Amitai Abouzaglo

By Scott P. Mahon, Crimson Staff Writer
By Amy Y. Li

After growing up on what he describes as an “island,” Amitai B. Abouzaglo ’20 came to Harvard eager to create meaningful and wide-ranging relationships in a way that his insular upbringing had not allowed.

The island Abouzaglo speaks of isn’t surrounded by water, nor is it lacking inhabitants. In fact, his hometown is Dallas, Texas, the ninth most populated city in the US. The island Abouzaglo speaks of was his primarily Orthodox Jewish community, in which his life was “subsumed by Jewish character, and little else.”

Emerging from that environment, Abouzaglo wanted to be at the forefront of bridging connections between different groups of people. He dedicated much of his first year at Harvard to creating a council whose membership spanned a variety of different religious backgrounds. Known as the Spiritual, Religious, and Ethical Council, SREC for short, it provided a space in which people could develop multi-faith literacy and work toward inter-religious leadership. It was later integrated into the Harvard College Interfaith Forum.

“The most important part of those evenings,” Abouzaglo reflects, referring to the group’s meetings, “was that the different representatives of the faith groups were sitting right next to each other, and were then able to say, ‘hey, I know this event on Wednesday, would you like to come?’" Soon after, he recalls, religious groups began to organize interfaith gatherings of their own volitions.

The high value that Abouzaglo places on human connection is evident in all aspects of his life. When he has free time outside his studies as a Comparative Study of Religion concentrator, he says, he spends as much of it as he can with others.
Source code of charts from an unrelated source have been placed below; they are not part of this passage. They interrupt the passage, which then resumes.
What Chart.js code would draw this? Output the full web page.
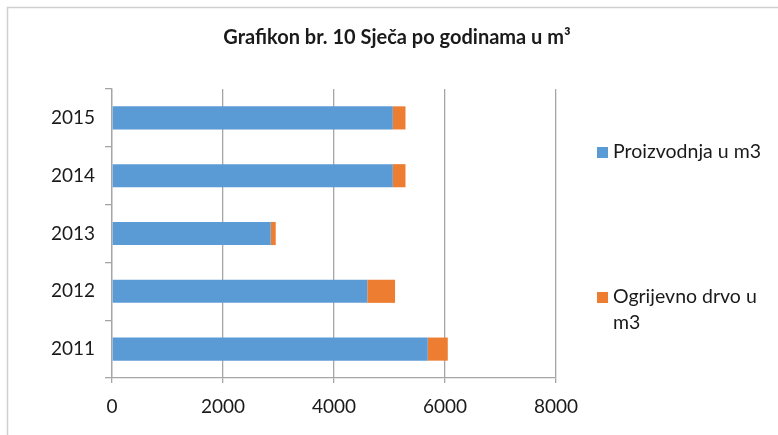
<!DOCTYPE html>
<html>
<head>
<meta charset="utf-8">
<script src="https://cdn.jsdelivr.net/npm/chart.js@4/dist/chart.umd.min.js"></script>
<style>
  body { margin: 0; background: #fff; }
  #wrap { width: 778px; height: 435px; position: relative; }
</style>
</head>
<body>
<div id="wrap"><canvas id="myChart" width="778" height="435"></canvas></div>
<script>
var years = ["2011", "2012", "2013", "2014", "2015"];
var proizvodnja = [5690, 4600, 2860, 5060, 5060];
var ogrijevno = [360, 500, 90, 228, 228];
var seriesNames = ["Proizvodnja u m3", "Ogrijevno drvo u m3"];
var xTicks = [0, 2000, 4000, 6000, 8000];

var blue = "#5B9BD5";
var orange = "#ED7D31";
var font = "Lato";
var textColor = "#1a1a1a";

// frame lines (top and left) like the original picture
var framePlugin = {
  id: "frame",
  beforeDraw: function(chart) {
    var ctx = chart.ctx;
    ctx.save();
    ctx.fillStyle = "#fff";
    ctx.fillRect(0, 0, chart.width, chart.height);
    ctx.strokeStyle = "#d0d0d0";
    ctx.lineWidth = 1.5;
    ctx.beginPath();
    ctx.moveTo(7.5, chart.height);
    ctx.lineTo(7.5, 7.5);
    ctx.lineTo(chart.width, 7.5);
    ctx.stroke();
    ctx.restore();
  }
};

// legend on the right side, text wrapped like in Excel
var sideLegend = {
  id: "sideLegend",
  afterDraw: function(chart) {
    var ctx = chart.ctx;
    var items = [
      { color: blue, lines: ["Proizvodnja u m3"], y: 152 },
      { color: orange, lines: ["Ogrijevno drvo u", "m3"], y: 297 }
    ];
    ctx.save();
    ctx.font = "19.5px " + font;
    ctx.textBaseline = "middle";
    items.forEach(function(it) {
      ctx.fillStyle = it.color;
      ctx.fillRect(597, it.y - 5, 11, 11);
      ctx.fillStyle = textColor;
      it.lines.forEach(function(l, i) {
        ctx.fillText(l, 613, it.y + i * 26);
      });
    });
    ctx.restore();
  }
};

var ctx = document.getElementById("myChart").getContext("2d");
var chart = new Chart(ctx, {
  type: "bar",
  data: {
    labels: years,
    datasets: [
      {
        label: seriesNames[0],
        data: proizvodnja,
        backgroundColor: blue,
        categoryPercentage: 1,
        barPercentage: 0.4
      },
      {
        label: seriesNames[1],
        data: ogrijevno,
        backgroundColor: orange,
        categoryPercentage: 1,
        barPercentage: 0.4
      }
    ]
  },
  options: {
    indexAxis: "y",
    responsive: false,
    animation: false,
    layout: { padding: { left: 16, right: 0, top: 0, bottom: 0 } },
    plugins: {
      legend: { display: false },
      tooltip: { enabled: false },
      title: {
        display: true,
        text: "Grafikon br. 10 Sječa po godinama u m³",
        color: textColor,
        font: { family: font, size: 20, weight: "bold" },
        padding: { top: 26, bottom: 39 }
      }
    },
    scales: {
      x: {
        stacked: true,
        min: 0,
        max: 8000,
        afterBuildTicks: function(s) {
          s.ticks = xTicks.map(function(v) { return { value: v }; });
        },
        afterFit: function(s) { s.height = 57; },
        grid: { color: "#a6a6a6", lineWidth: 1.3, tickLength: 5 },
        border: { color: "#a6a6a6", width: 1.3 },
        ticks: {
          color: textColor,
          padding: 12,
          font: { family: font, size: 19 },
          callback: function(v) { return String(v); }
        }
      },
      y: {
        stacked: true,
        reverse: true,
        afterFit: function(s) { s.width = 96; },
        grid: { drawOnChartArea: false, color: "#a6a6a6", lineWidth: 1.3, tickLength: 7, offset: true },
        border: { color: "#a6a6a6", width: 1.3 },
        ticks: { color: textColor, padding: 10, font: { family: font, size: 19 } }
      },
      gap: {
        axis: "y",
        type: "linear",
        position: "right",
        display: true,
        afterFit: function(s) { s.width = 222; },
        grid: { display: false },
        border: { display: false },
        ticks: { display: false }
      }
    }
  },
  plugins: [framePlugin, sideLegend]
});
</script>
</body>
</html>
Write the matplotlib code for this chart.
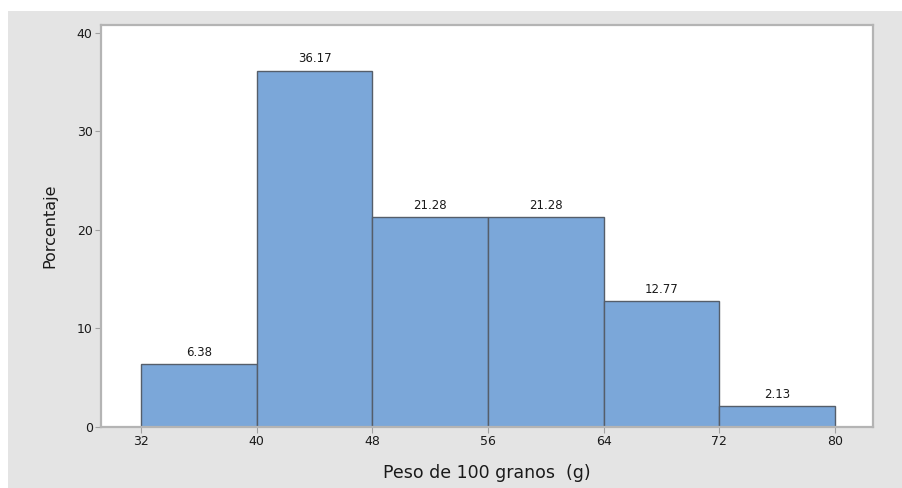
import matplotlib
matplotlib.use("Agg")
import matplotlib.pyplot as plt
from matplotlib.patches import Rectangle

bin_edges = [32, 40, 48, 56, 64, 72, 80]
percentages = [6.38, 36.17, 21.28, 21.28, 12.77, 2.13]
x_ticks = [32, 40, 48, 56, 64, 72, 80]
y_ticks = [0, 10, 20, 30, 40]

plt.rcParams['font.family'] = ['DejaVu Sans']

W, H = 903, 488
fig = plt.figure(figsize=(W/100, H/100), dpi=100, facecolor='white')
bg = Rectangle((8/W, 0), 1 - 8/W, (H-11)/H, transform=fig.transFigure,
               facecolor='#e4e4e4', edgecolor='none', zorder=-10)
fig.patches.append(bg)

ax = fig.add_axes([101/W, (H-427)/H, (873-101)/W, (427-25)/H])
ax.set_zorder(1)
ax.set_facecolor('white')

lefts = bin_edges[:-1]
widths = [b - a for a, b in zip(bin_edges[:-1], bin_edges[1:])]
ax.bar(lefts, percentages, width=widths, align='edge', color='#7ba7d9',
       edgecolor='#555e6a', linewidth=1.0)
for l, w, p in zip(lefts, widths, percentages):
    ax.text(l + w/2, p + 0.55, f"{p:.2f}", ha='center', va='bottom', fontsize=8.5, color='#1a1a1a')

ax.set_xlim(29.23, 82.63)
ax.set_ylim(0, 40.8)
ax.set_xticks(x_ticks)
ax.set_yticks(y_ticks)
ax.tick_params(axis='both', direction='out', length=4, color='#a0a0a0', labelsize=9, labelcolor='#1a1a1a', pad=2)
for s in ax.spines.values():
    s.set_color('#b4b4b4')
    s.set_linewidth(1.6)

ax.set_xlabel('Peso de 100 granos  (g)', fontsize=12.5, color='#1a1a1a', labelpad=11)
ax.set_ylabel('Porcentaje', fontsize=11.5, color='#1a1a1a', labelpad=14)

fig.savefig('out.png', dpi=100, facecolor=fig.get_facecolor())
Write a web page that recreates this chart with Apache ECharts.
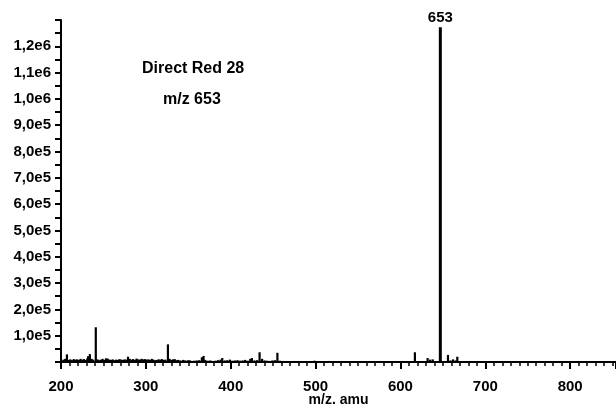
<!DOCTYPE html>
<html>
<head>
<meta charset="utf-8">
<script src="https://cdn.jsdelivr.net/npm/echarts@6/dist/echarts.min.js"></script>
<style>html,body{margin:0;padding:0;background:#fff;}#c{width:616px;height:408px;}</style>
</head>
<body>
<div id="c"></div>
<script>
// m/z positions of the sticks (as placed on the drawn axis)
const mzValues = [201,203,205,207,209,211,213,215,217,219,221,223,225,227,229,231,232,234,236,238,241,243,245,247,249,251,253,255,257,259,261,263,265,267,269,271,273,275,277,279,281,283,285,287,289,291,293,295,297,299,301,303,305,307,309,311,313,315,317,319,321,323,326,328,330,332,334,336,338,340,342,344,346,348,350,352,354,357,360,363,366,368,370,373,376,379,382,385,388,390,393,396,399,402,405,408,411,414,417,420,423,425,428,431,434,437,440,443,446,449,452,455,458,462,466,473,490,499,516,617,632,635,638,647,652,656,659,662,665,667,670];
// intensities (counts)
const intensities = [6000,9000,12000,29000,8000,10000,7000,11000,9000,10000,8000,12000,9000,11000,8000,14000,22000,30000,12000,9000,132000,10000,7000,9000,12000,8000,14000,13000,9000,8000,10000,7000,9000,8000,11000,9000,8000,10000,9000,20000,12000,9000,11000,8000,13000,10000,9000,12000,10000,11000,9000,10000,8000,12000,9000,7000,8000,10000,9000,11000,8000,9000,67000,12000,8000,10000,11000,7000,8000,6000,5000,8000,6000,5000,7000,6000,4000,5000,6000,7000,18000,23000,8000,5000,6000,4000,5000,7000,9000,15000,6000,7000,9000,5000,6000,7000,5000,6000,8000,5000,12000,15000,6000,7000,37000,12000,6000,5000,4000,6000,7000,35000,5000,4000,3000,4000,3000,5000,4000,37000,15000,9000,10000,1272600,4000,27000,6000,10000,6000,20000,3000];
const mainPeakLabel = '653';
const xTicks = {min: 200, max: 854, interval: 100};
const yTicks = {min: 0, max: 1300000, interval: 100000};
const annotation = ['Direct Red 28', 'm/z 653'];
const xName = 'm/z. amu';

const data = mzValues.map((m, i) => [m, intensities[i]]);
const maxIdx = intensities.indexOf(Math.max(...intensities));

const FONT = '"Liberation Sans", Arial, sans-serif';

function yFmt(v) {
  if (v <= 0 || v >= 1300000) return '';
  const e = Math.floor(Math.log10(v) + 1e-9);
  const m = v / Math.pow(10, e);
  return m.toFixed(1).replace('.', ',') + 'e' + e;
}

const chart = echarts.init(document.getElementById('c'), null, {renderer: 'canvas'});
chart.setOption({
  animation: false,
  backgroundColor: '#fff',
  grid: {left: 61, right: 0, top: 20, bottom: 46, containLabel: false, outerBoundsMode: 'none'},
  xAxis: {
    type: 'value', min: xTicks.min, max: xTicks.max, interval: xTicks.interval,
    name: xName, nameLocation: 'middle', nameGap: 38, nameMoveOverlap: false,
    nameTextStyle: {color: '#000', fontFamily: FONT, fontWeight: 'bold', fontSize: 14, verticalAlign: 'middle'},
    axisLine: {show: true, lineStyle: {color: '#000', width: 2}},
    axisTick: {show: true, length: 7, lineStyle: {color: '#000', width: 2}},
    minorTick: {show: true, splitNumber: 10, length: 4, lineStyle: {color: '#000', width: 1.5}},
    axisLabel: {color: '#000', fontFamily: FONT, fontWeight: 'bold', fontSize: 15, margin: 17,
      formatter: v => (v % 100 === 0 ? String(v) : '')},
    splitLine: {show: false}, minorSplitLine: {show: false}
  },
  yAxis: {
    type: 'value', min: yTicks.min, max: yTicks.max, interval: yTicks.interval,
    axisLine: {show: true, lineStyle: {color: '#000', width: 2}},
    axisTick: {show: true, length: 6, lineStyle: {color: '#000', width: 2}},
    minorTick: {show: true, splitNumber: 2, length: 6, lineStyle: {color: '#000', width: 2}},
    axisLabel: {color: '#000', fontFamily: FONT, fontWeight: 'bold', fontSize: 15, margin: 10, formatter: yFmt},
    splitLine: {show: false}, minorSplitLine: {show: false}
  },
  graphic: [
    {type: 'text', left: 142, top: 61, style: {text: annotation[0], fill: '#000', font: 'bold 16px ' + FONT}},
    {type: 'text', left: 163, top: 92, style: {text: annotation[1], fill: '#000', font: 'bold 16px ' + FONT}}
  ],
  series: [
    {
      type: 'custom',
      data: data,
      clip: true,
      renderItem: function (params, api) {
        const x = api.value(0), y = api.value(1);
        const p0 = api.coord([x, 0]);
        const p1 = api.coord([x, y]);
        return {
          type: 'line',
          shape: {x1: p0[0], y1: p0[1], x2: p1[0], y2: p1[1]},
          style: {stroke: '#000', lineWidth: y > 500000 ? 3 : 2.2}
        };
      }
    },
    {
      type: 'scatter',
      symbolSize: 0,
      itemStyle: {opacity: 1},
      data: [data[maxIdx]],
      label: {show: true, position: 'top', distance: 2, formatter: mainPeakLabel,
        color: '#000', fontFamily: FONT, fontWeight: 'bold', fontSize: 15}
    }
  ]
});
</script>
</body>
</html>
“Honestly, the thing that I try to do the most is… [sit] down with anyone,” he explains. “It doesn’t need to be someone I consider a friend for me. If I talk to you for a few minutes, and I feel like we allowed ourselves to sink to a more authentic place of ourselves, then you’re a good friend to me.”

By Amy Y. Li

As we sit in the “fishbowl” room at Harvard Hillel, Abouzaglo explains that over the past year, he has become increasingly involved with work outside Harvard. In 2018, Abouzaglo founded a non-profit organization called Embodying Peace that, according to its website, works to support grassroots initiatives that build ties and create change in Israel and Palestine.

With a staff comprised of fifteen college students and recent graduates throughout the US and Israel-Palestine, Embodying Peace, according to Abouzaglo, works on a number of projects, including furthering political equality in Israel and creating “people-to-people dialogue programs” between Palestinians and Israelis.

While “peace” is in the name of the organization he founded, Abouzaglo invokes it with particular caution, noting how drastically its meaning can vary depending on where and when it is used.

“[Peace] is a dirty word in Israel-Palestine, and it’s a heartwarming term in the rest of the world, in the United States. Why is it a heartwarming term? Because it represents all of our values jotted down into one term,” he says. “Because peace negotiations haven’t been realized over the past 25 years, it has become a dirty word.”

Eventually, Abouzaglo hopes to move to the Israel and Palestine region to run his nonprofit on the ground. But, at least for the remainder of the year, he will continue to operate from campus. Reflecting on his efforts to create change halfway across the world as a student in Cambridge, he draws a parallel back to his life as a senior in high school.

“Now, toward the end of college, I also live on an island,” he says, except that “the islands are very different. One of them was in Dallas, Texas in the Jewish world there, and another one is in the muck of Israel-Palestine activism on the ground, but still having to live on campus and conduct student life and academics.” Nevertheless, he says, “I totally recognize that the gulf between me and the future is not that distant, and it’s not that deep, and it will be reconciled.”